OECD Unveils 'Side-by-Side' Pillar Two Overhaul, Names U.S. as Only SbS-Qualified Jurisdiction
Practical impact now hinges on domestic enactment plus forthcoming OECD oversight.
Overview
- The OECD’s January 5 package recalibrates Pillar Two to address U.S. objections while keeping the 15% minimum tax architecture intact.
- Under the new SbS Safe Harbor, U.S.-headed groups may elect out of the IIR and UTPR but remain subject to QDMTTs, with the United States the sole jurisdiction on the Central Record as of early January.

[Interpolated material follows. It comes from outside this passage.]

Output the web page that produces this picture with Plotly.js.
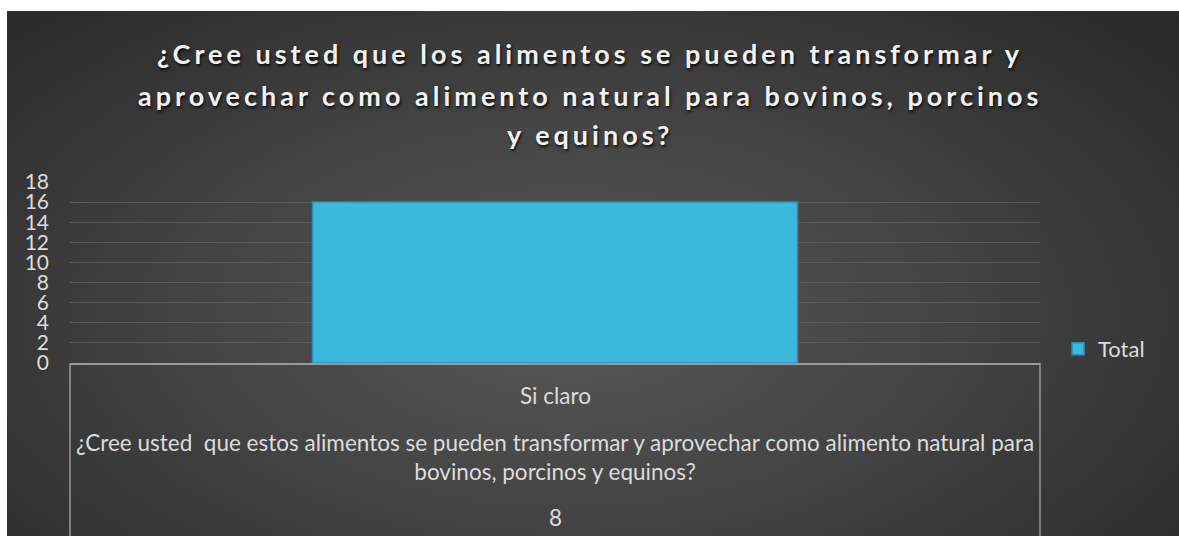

- The package introduces a permanent Simplified ETR Safe Harbor that deems zero top-up tax when a jurisdiction’s simplified ETR is at least 15%, alongside a one-year extension of the transitional CbCR safe harbor with a 17% threshold for 2026–2027.
- A new Substance-based Tax Incentive Safe Harbor recognizes Qualified Tax Incentives—covering certain credits, allowances, exemptions, and rates—subject to a substance cap tied to payroll and tangible assets.
- Jurisdictions are expected to implement the elective safe harbors, often with retrospective effect, a UPE Safe Harbor replaces the lapsed transitional UTPR relief, and an OECD stock take by 2029 will review implementation and taxpayer behavior.